Campion is most renowned for films such as The Piano and Bright Star that so often feature the complex stories of women who are on the outskirts of society. It was no surprise that Campion’s storytelling would fit so beautifully to the small screen, allowing her the time to delve into each character and the complexities of their lives and connections to each other.


It has been 12 years since Campion last made a feature film, stating herself that “cinema in Australia and New Zealand has become much more mainstream. It’s broad entertainment, broad sympathy. It’s just not my kind of thing. As a goal, to make money out of entertaining doesn’t inspire me. But in television, there is no concern about politeness or pleasing the audience. It feels like creative freedom.” The creative freedom that Campion mentions is what makes television so exciting and desirable for feature filmmakers, with the medium allowing for more experimentation and more flexible production costs.



Television, which is so often seen as the ‘lesser’ art form to cinema - or the less serious of the two - is proving to be a medium that can hold up to its cinematic counterpart. The hierarchy is beginning to falter and the line between television and cinema is beginning to blur, with film festivals themselves beginning to screen episodes of television. Last year’s BFI London Film Festival saw a virtual screening of the first episode of A Day-Off by Kasumi Arimura from Japanese director Hirokazu Kore-eda, most well-known for his intimate and meditative feature films Shoplifters, Our Little Sister and Like Father, Like Son.

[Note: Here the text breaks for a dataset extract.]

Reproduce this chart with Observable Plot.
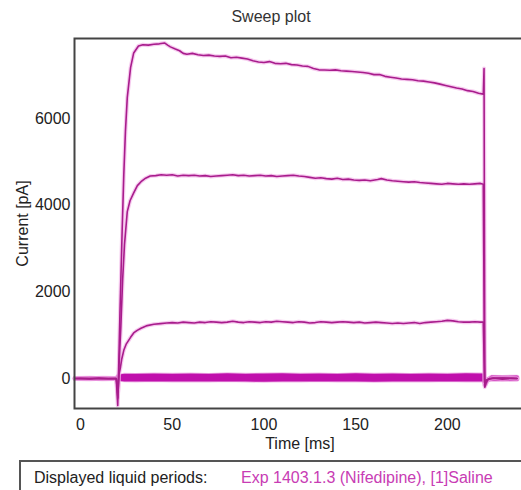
<!DOCTYPE html>
<html>
<head>
<meta charset="utf-8">
<script src="https://cdn.jsdelivr.net/npm/d3@7"></script>
<script src="https://cdn.jsdelivr.net/npm/@observablehq/plot@0.6"></script>
<style>
  html, body { margin: 0; padding: 0; background: #fff; }
  body { width: 521px; height: 490px; position: relative; overflow: hidden; font-family: "Liberation Sans", Arial, sans-serif; }
  #title { position: absolute; left: 171px; width: 200px; top: 7px; line-height: 20px; text-align: center; font-size: 16px; color: #333; }
  #chart { position: absolute; left: 0; top: 0; }
  #legend { position: absolute; left: 19px; top: 460px; width: 520px; height: 40px; border: 2px solid #555; box-sizing: border-box; font-size: 16px; }
  #legend span { position: absolute; top: 7px; line-height: 18px; white-space: nowrap; }
</style>
</head>
<body>
<div id="title">Sweep plot</div>
<div id="chart"></div>
<div id="legend"><span style="left:13px;color:#222">Displayed liquid periods:</span><span style="left:220px;color:#c83cb4">Exp 1403.1.3 (Nifedipine), [1]Saline</span></div>
<script>
// ---- data ----
const xTicks = [0, 50, 100, 150, 200];
const yTicks = [0, 2000, 4000, 6000];

const tA = [-3,0,5,10,15,19.5,20.3,20.8,21.5,22.7,23.6,24.5,25.5,27.3,29,31.6,34,37,40,43,45.8,47.5,49,51.7,54,56,58,61,64,67,70,73,76,79,82,85,88,91,94,97,100,103,106,109,112,115,118,121,124,127,130,133,136,139,142,145,148,151,154,157,160,163,166,169,172,175,178,181,184,187,190,193,196,199,202,205,208,211,214,217,219.6,220,220.4,221,222,225,230,235,238];
const vA = [0,5,-5,8,-6,0,-620,200,1500,3400,4700,5700,6480,7170,7510,7670,7700,7690,7710,7720,7740,7690,7650,7600,7560,7500,7480,7500,7470,7450,7460,7440,7430,7440,7400,7410,7390,7370,7330,7300,7290,7310,7270,7260,7270,7240,7230,7210,7200,7150,7120,7115,7110,7120,7100,7090,7080,7070,7060,7040,7010,7010,6970,6950,6930,6910,6900,6890,6870,6860,6840,6820,6790,6760,6730,6700,6680,6640,6620,6580,6560,7150,-200,-120,-30,10,-15,5,0];

const tB = [-3,5,12,19.5,20.4,21,22,23,24,25.5,27,29,31,33,35.5,38,41,44,47,50,53,56,59,62,65,68,71,74,77,80,83,86,89,92,95,98,101,104,107,110,113,116,119,122,125,128,131,134,137,140,143,146,149,152,155,158,162,164,167,170,173,176,179,182,185,188,191,194,197,200,203,206,209,212,215,218,219.6,220.3,221,223,230,238];
const vB = [0,-8,6,0,-450,300,1200,2300,3100,3850,4100,4280,4450,4540,4620,4670,4680,4700,4690,4700,4670,4690,4680,4690,4670,4680,4660,4670,4680,4690,4700,4680,4690,4670,4680,4690,4670,4680,4660,4670,4680,4690,4670,4660,4640,4620,4630,4610,4600,4620,4590,4600,4580,4570,4580,4560,4590,4610,4580,4560,4550,4540,4530,4540,4520,4510,4500,4490,4480,4500,4490,4480,4490,4480,4490,4500,4480,-100,-60,0,8,0];

const tC = [-3,5,12,19.5,20.5,21,21.8,22.5,23.6,25,27.3,29,30.9,33,36.4,40,43.6,47,50,53,56,59,62,65,68,71,74,77,80,83,86,89,92,95,98,101,104,107,110,113,116,119,122,125,128,131,134,137,140,143,146,149,152,155,158,161,164,167,170,173,176,179,182,185,188,191,194,197,200,203,206,209,212,215,218,219.6,220.3,221,223,230,238];
const vC = [0,6,-5,0,-300,100,260,450,650,800,950,1050,1110,1160,1220,1250,1265,1280,1290,1280,1300,1290,1280,1300,1290,1310,1300,1290,1300,1320,1300,1290,1310,1300,1290,1310,1300,1320,1310,1300,1290,1310,1300,1280,1290,1310,1300,1290,1300,1310,1300,1290,1300,1280,1290,1300,1290,1280,1270,1280,1270,1280,1290,1270,1290,1300,1310,1320,1340,1330,1310,1300,1300,1310,1300,1300,-80,-40,0,10,0];

// near-zero sweeps (the thick band)
const tD = [-3,5,12,19.5,20.5,24,30,40,50,60,70,80,90,100,110,120,130,140,150,160,170,180,190,200,210,219.6,220.5,221.5,224,230,238];
const vD1 = [0,4,-4,0,50,75,70,80,75,80,70,85,75,80,85,75,80,70,85,75,80,70,80,75,85,80,-150,-60,30,25,30];
const vD2 = [0,-3,5,0,15,25,20,30,20,25,20,30,25,20,30,25,20,25,30,20,25,20,25,30,20,25,-100,-30,0,-5,0];
const vD3 = [0,2,-2,0,-15,-30,-35,-25,-35,-30,-35,-25,-35,-40,-30,-35,-25,-35,-30,-40,-35,-30,-35,-25,-35,-30,-60,-20,-15,-20,-15];

const traces = [
  ["A", tA, vA], ["B", tB, vB], ["C", tC, vC]
];
const band = [["D1", tD, vD1], ["D2", tD, vD2], ["D3", tD, vD3]];
const toRows = list => list.flatMap(([id, ts, vs]) => ts.map((t, i) => ({id, t, v: vs[i]})));
const rows = toRows(traces);
const bandRows = toRows(band);

const chart = Plot.plot({
  width: 521,
  height: 460,
  marginLeft: 74,
  marginRight: -4,
  marginTop: 38,
  marginBottom: 52,
  style: {fontSize: "16px", fontFamily: "Liberation Sans, Arial, sans-serif", color: "#222", background: "transparent"},
  x: {domain: [-3.27, 242.6], ticks: xTicks, tickSize: 0, tickPadding: 10, label: "Time [ms]", labelAnchor: "center", labelArrow: "none", labelOffset: 40},
  y: {domain: [-692, 7843], ticks: yTicks, tickSize: 0, tickPadding: 4, tickFormat: d => String(d), label: "Current [pA]", labelAnchor: "center", labelArrow: "none", labelOffset: 58},
  marks: [
    Plot.lineY(bandRows, {x: "t", y: "v", z: "id", stroke: "#e890dc", strokeWidth: 5, strokeOpacity: 0.6}),
    Plot.lineY(bandRows, {x: "t", y: "v", z: "id", stroke: "#c010ac", strokeWidth: 3.2}),
    Plot.lineY(rows, {x: "t", y: "v", z: "id", stroke: "#f0a8e4", strokeWidth: 4, strokeOpacity: 0.6}),
    Plot.lineY(rows, {x: "t", y: "v", z: "id", stroke: "#a81c8c", strokeWidth: 1.6}),
    Plot.frame({stroke: "#444", strokeWidth: 2})
  ]
});
document.getElementById("chart").appendChild(chart);
</script>
</body>
</html>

Whilst filmmakers moving their work to the small screen is not something entirely new, it has seen a significant rise in the last decade and looks as if it will only continue to rise, with the highly acclaimed Chinese director Wong Kar-Wai also stepping into the world of TV. His decade-spanning Shanghai-set drama Blossoms will have thematic connections to his iconic film In The Mood For Love. It is currently in production and will certainly hit our screens with a bang, confirming that auteur television will continue transforming our televisual viewing experience - for the better.